* [SET EXERCISE]:
Below is the data. Give it again, complete and exact.
□ □ □ □ □
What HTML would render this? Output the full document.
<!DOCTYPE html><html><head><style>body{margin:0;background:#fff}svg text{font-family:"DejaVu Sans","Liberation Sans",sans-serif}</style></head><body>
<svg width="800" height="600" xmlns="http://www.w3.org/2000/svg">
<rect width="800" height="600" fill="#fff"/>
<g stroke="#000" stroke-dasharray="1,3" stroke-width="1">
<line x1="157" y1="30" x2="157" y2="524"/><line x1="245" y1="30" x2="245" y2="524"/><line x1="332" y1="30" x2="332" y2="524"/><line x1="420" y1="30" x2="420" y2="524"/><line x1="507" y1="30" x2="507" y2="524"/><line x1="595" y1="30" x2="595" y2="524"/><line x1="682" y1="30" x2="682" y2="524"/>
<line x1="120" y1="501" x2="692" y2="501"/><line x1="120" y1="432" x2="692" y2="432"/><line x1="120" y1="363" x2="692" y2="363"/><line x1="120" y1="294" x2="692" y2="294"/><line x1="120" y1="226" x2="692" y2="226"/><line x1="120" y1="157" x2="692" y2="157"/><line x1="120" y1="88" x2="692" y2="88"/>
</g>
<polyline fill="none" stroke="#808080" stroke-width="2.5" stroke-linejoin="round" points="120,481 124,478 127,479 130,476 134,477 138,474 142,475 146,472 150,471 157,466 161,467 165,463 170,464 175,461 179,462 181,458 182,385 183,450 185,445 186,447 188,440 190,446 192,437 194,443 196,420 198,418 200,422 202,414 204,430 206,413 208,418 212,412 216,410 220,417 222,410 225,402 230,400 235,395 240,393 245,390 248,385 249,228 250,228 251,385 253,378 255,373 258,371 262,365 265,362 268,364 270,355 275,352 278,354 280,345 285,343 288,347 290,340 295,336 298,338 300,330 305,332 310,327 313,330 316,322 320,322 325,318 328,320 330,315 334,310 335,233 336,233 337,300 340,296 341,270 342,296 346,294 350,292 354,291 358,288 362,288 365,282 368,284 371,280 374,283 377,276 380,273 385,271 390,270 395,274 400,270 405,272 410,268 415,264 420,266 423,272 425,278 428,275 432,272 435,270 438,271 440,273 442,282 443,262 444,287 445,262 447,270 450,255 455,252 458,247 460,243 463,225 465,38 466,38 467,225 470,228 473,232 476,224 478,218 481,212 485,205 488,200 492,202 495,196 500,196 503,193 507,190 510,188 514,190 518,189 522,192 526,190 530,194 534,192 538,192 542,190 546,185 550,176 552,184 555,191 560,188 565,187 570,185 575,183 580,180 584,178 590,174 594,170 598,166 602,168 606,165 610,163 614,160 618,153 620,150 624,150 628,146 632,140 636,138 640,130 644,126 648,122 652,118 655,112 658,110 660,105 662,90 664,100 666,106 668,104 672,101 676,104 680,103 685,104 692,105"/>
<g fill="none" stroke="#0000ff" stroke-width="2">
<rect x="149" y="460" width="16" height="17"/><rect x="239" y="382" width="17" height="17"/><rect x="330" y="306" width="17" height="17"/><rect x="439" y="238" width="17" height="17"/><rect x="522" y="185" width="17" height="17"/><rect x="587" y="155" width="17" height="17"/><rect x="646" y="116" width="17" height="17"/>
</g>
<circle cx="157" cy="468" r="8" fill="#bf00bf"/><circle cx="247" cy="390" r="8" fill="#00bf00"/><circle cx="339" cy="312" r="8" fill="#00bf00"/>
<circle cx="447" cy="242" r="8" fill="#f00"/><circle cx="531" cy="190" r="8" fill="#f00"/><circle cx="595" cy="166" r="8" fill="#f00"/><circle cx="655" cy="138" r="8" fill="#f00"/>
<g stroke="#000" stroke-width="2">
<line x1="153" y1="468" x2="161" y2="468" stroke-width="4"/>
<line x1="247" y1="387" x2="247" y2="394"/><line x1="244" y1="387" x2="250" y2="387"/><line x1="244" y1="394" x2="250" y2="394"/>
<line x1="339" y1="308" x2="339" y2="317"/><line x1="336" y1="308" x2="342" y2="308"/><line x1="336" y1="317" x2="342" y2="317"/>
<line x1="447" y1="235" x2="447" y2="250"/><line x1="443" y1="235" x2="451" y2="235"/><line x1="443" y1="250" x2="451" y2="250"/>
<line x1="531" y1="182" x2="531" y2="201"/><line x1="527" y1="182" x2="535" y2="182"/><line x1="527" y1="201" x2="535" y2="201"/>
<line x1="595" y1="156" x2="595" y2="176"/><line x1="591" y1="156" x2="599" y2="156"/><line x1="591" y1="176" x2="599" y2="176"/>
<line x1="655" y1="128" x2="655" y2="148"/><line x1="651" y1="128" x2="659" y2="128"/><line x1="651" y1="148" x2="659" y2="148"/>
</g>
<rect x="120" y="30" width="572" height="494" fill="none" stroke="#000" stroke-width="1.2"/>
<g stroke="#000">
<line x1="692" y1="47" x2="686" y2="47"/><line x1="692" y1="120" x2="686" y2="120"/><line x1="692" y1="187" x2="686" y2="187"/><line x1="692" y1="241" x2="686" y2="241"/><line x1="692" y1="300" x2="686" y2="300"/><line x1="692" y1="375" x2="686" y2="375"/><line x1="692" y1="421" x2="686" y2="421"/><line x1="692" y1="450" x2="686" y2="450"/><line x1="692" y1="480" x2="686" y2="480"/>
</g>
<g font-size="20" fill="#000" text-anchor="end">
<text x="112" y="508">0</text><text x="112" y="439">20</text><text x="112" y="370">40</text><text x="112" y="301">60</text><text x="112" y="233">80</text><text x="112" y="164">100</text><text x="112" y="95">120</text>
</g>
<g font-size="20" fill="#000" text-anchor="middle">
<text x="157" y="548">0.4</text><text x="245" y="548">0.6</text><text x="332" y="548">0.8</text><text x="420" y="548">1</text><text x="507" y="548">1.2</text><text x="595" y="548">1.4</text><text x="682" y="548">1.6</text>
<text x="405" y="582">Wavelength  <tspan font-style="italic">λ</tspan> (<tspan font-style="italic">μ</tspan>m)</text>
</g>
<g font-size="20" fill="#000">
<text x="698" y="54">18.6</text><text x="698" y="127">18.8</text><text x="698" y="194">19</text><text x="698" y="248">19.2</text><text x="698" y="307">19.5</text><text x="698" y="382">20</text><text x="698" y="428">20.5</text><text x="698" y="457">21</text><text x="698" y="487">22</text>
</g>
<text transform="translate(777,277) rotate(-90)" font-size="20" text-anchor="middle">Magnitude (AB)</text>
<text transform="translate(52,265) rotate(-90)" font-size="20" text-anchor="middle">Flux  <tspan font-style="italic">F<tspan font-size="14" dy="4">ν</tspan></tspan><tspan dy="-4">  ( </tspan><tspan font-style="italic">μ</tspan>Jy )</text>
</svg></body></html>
□ □ □ □ □
* [WORKED ANSWER]:
What HTML would render this? Output the full document.
<!DOCTYPE html><html><head><style>body{margin:0;background:#fff}svg text{font-family:"DejaVu Sans","Liberation Sans",sans-serif}</style></head><body>
<svg width="800" height="600" xmlns="http://www.w3.org/2000/svg">
<rect width="800" height="600" fill="#fff"/>
<g stroke="#000" stroke-dasharray="1,3" stroke-width="1">
<line x1="157" y1="30" x2="157" y2="524"/><line x1="245" y1="30" x2="245" y2="524"/><line x1="332" y1="30" x2="332" y2="524"/><line x1="420" y1="30" x2="420" y2="524"/><line x1="507" y1="30" x2="507" y2="524"/><line x1="595" y1="30" x2="595" y2="524"/><line x1="682" y1="30" x2="682" y2="524"/>
<line x1="120" y1="501" x2="692" y2="501"/><line x1="120" y1="432" x2="692" y2="432"/><line x1="120" y1="363" x2="692" y2="363"/><line x1="120" y1="294" x2="692" y2="294"/><line x1="120" y1="226" x2="692" y2="226"/><line x1="120" y1="157" x2="692" y2="157"/><line x1="120" y1="88" x2="692" y2="88"/>
</g>
<polyline fill="none" stroke="#808080" stroke-width="2.5" stroke-linejoin="round" points="120,481 124,478 127,479 130,476 134,477 138,474 142,475 146,472 150,471 157,466 161,467 165,463 170,464 175,461 179,462 181,458 182,385 183,450 185,445 186,447 188,440 190,446 192,437 194,443 196,420 198,418 200,422 202,414 204,430 206,413 208,418 212,412 216,410 220,417 222,410 225,402 230,400 235,395 240,393 245,390 248,385 249,228 250,228 251,385 253,378 255,373 258,371 262,365 265,362 268,364 270,355 275,352 278,354 280,345 285,343 288,347 290,340 295,336 298,338 300,330 305,332 310,327 313,330 316,322 320,322 325,318 328,320 330,315 334,310 335,233 336,233 337,300 340,296 341,270 342,296 346,294 350,292 354,291 358,288 362,288 365,282 368,284 371,280 374,283 377,276 380,273 385,271 390,270 395,274 400,270 405,272 410,268 415,264 420,266 423,272 425,278 428,275 432,272 435,270 438,271 440,273 442,282 443,262 444,287 445,262 447,270 450,255 455,252 458,247 460,243 463,225 465,38 466,38 467,225 470,228 473,232 476,224 478,218 481,212 485,205 488,200 492,202 495,196 500,196 503,193 507,190 510,188 514,190 518,189 522,192 526,190 530,194 534,192 538,192 542,190 546,185 550,176 552,184 555,191 560,188 565,187 570,185 575,183 580,180 584,178 590,174 594,170 598,166 602,168 606,165 610,163 614,160 618,153 620,150 624,150 628,146 632,140 636,138 640,130 644,126 648,122 652,118 655,112 658,110 660,105 662,90 664,100 666,106 668,104 672,101 676,104 680,103 685,104 692,105"/>
<g fill="none" stroke="#0000ff" stroke-width="2">
<rect x="149" y="460" width="16" height="17"/><rect x="239" y="382" width="17" height="17"/><rect x="330" y="306" width="17" height="17"/><rect x="439" y="238" width="17" height="17"/><rect x="522" y="185" width="17" height="17"/><rect x="587" y="155" width="17" height="17"/><rect x="646" y="116" width="17" height="17"/>
</g>
<circle cx="157" cy="468" r="8" fill="#bf00bf"/><circle cx="247" cy="390" r="8" fill="#00bf00"/><circle cx="339" cy="312" r="8" fill="#00bf00"/>
<circle cx="447" cy="242" r="8" fill="#f00"/><circle cx="531" cy="190" r="8" fill="#f00"/><circle cx="595" cy="166" r="8" fill="#f00"/><circle cx="655" cy="138" r="8" fill="#f00"/>
<g stroke="#000" stroke-width="2">
<line x1="153" y1="468" x2="161" y2="468" stroke-width="4"/>
<line x1="247" y1="387" x2="247" y2="394"/><line x1="244" y1="387" x2="250" y2="387"/><line x1="244" y1="394" x2="250" y2="394"/>
<line x1="339" y1="308" x2="339" y2="317"/><line x1="336" y1="308" x2="342" y2="308"/><line x1="336" y1="317" x2="342" y2="317"/>
<line x1="447" y1="235" x2="447" y2="250"/><line x1="443" y1="235" x2="451" y2="235"/><line x1="443" y1="250" x2="451" y2="250"/>
<line x1="531" y1="182" x2="531" y2="201"/><line x1="527" y1="182" x2="535" y2="182"/><line x1="527" y1="201" x2="535" y2="201"/>
<line x1="595" y1="156" x2="595" y2="176"/><line x1="591" y1="156" x2="599" y2="156"/><line x1="591" y1="176" x2="599" y2="176"/>
<line x1="655" y1="128" x2="655" y2="148"/><line x1="651" y1="128" x2="659" y2="128"/><line x1="651" y1="148" x2="659" y2="148"/>
</g>
<rect x="120" y="30" width="572" height="494" fill="none" stroke="#000" stroke-width="1.2"/>
<g stroke="#000">
<line x1="692" y1="47" x2="686" y2="47"/><line x1="692" y1="120" x2="686" y2="120"/><line x1="692" y1="187" x2="686" y2="187"/><line x1="692" y1="241" x2="686" y2="241"/><line x1="692" y1="300" x2="686" y2="300"/><line x1="692" y1="375" x2="686" y2="375"/><line x1="692" y1="421" x2="686" y2="421"/><line x1="692" y1="450" x2="686" y2="450"/><line x1="692" y1="480" x2="686" y2="480"/>
</g>
<g font-size="20" fill="#000" text-anchor="end">
<text x="112" y="508">0</text><text x="112" y="439">20</text><text x="112" y="370">40</text><text x="112" y="301">60</text><text x="112" y="233">80</text><text x="112" y="164">100</text><text x="112" y="95">120</text>
</g>
<g font-size="20" fill="#000" text-anchor="middle">
<text x="157" y="548">0.4</text><text x="245" y="548">0.6</text><text x="332" y="548">0.8</text><text x="420" y="548">1</text><text x="507" y="548">1.2</text><text x="595" y="548">1.4</text><text x="682" y="548">1.6</text>
<text x="405" y="582">Wavelength  <tspan font-style="italic">λ</tspan> (<tspan font-style="italic">μ</tspan>m)</text>
</g>
<g font-size="20" fill="#000">
<text x="698" y="54">18.6</text><text x="698" y="127">18.8</text><text x="698" y="194">19</text><text x="698" y="248">19.2</text><text x="698" y="307">19.5</text><text x="698" y="382">20</text><text x="698" y="428">20.5</text><text x="698" y="457">21</text><text x="698" y="487">22</text>
</g>
<text transform="translate(777,277) rotate(-90)" font-size="20" text-anchor="middle">Magnitude (AB)</text>
<text transform="translate(52,265) rotate(-90)" font-size="20" text-anchor="middle">Flux  <tspan font-style="italic">F<tspan font-size="14" dy="4">ν</tspan></tspan><tspan dy="-4">  ( </tspan><tspan font-style="italic">μ</tspan>Jy )</text>
</svg></body></html>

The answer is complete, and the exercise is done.